Iceland’s capital city Reykjavik has been designated a City of Literature by the United Nations Educational, Scientific and Cultural Organisation (UNESCO). The announcement brings to five the number of Cities of Literature - the others are Melbourne, Edinburgh, Dublin and Iowa - and to 29 the number of cities participating in UNESCO’s Creative Cities network. Other than literature, the Creative Cities network includes cities of film, music, crafts and folk art, design, media arts and gastronomy. Reykjavik is the first non-English speaking City of Literature.
Reykjavik city authorities will officially launch the capital’s City of Literature initiatives next month, and in October Iceland will be the guest of honour at the Frankfurt Book Fair, the world’s largest book fair.

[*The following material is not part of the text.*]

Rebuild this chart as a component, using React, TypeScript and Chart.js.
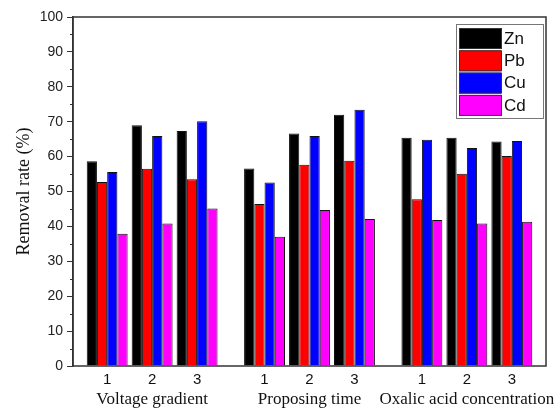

What Iceland’s literary heritage lacks in breadth it more than makes up for with continuity. It is notable for its connection with a rich tradition of epic poetic sagas. Thanks to its isolation and relative smallness (its population is just under 320,000), Iceland’s language has changed at a slower rate than that of English. As a result, Icelanders are more closely connected to their medieval poetry than English speakers are to ours. Whereas we find Chaucer almost unreadable without the help of secondary sources, the epic sagas of Icelandic poetry are more easily read by modern Icelandic readers. This is a feature of Icelandic culture depicted by Iceland’s Halldór Laxness - a Nobel laureate in 1955 - in his most famous novel. Independent People (1934) is set among isolated farmers in the early 20th century, for whom the epics are still a major influence on their language, identity and aspirations.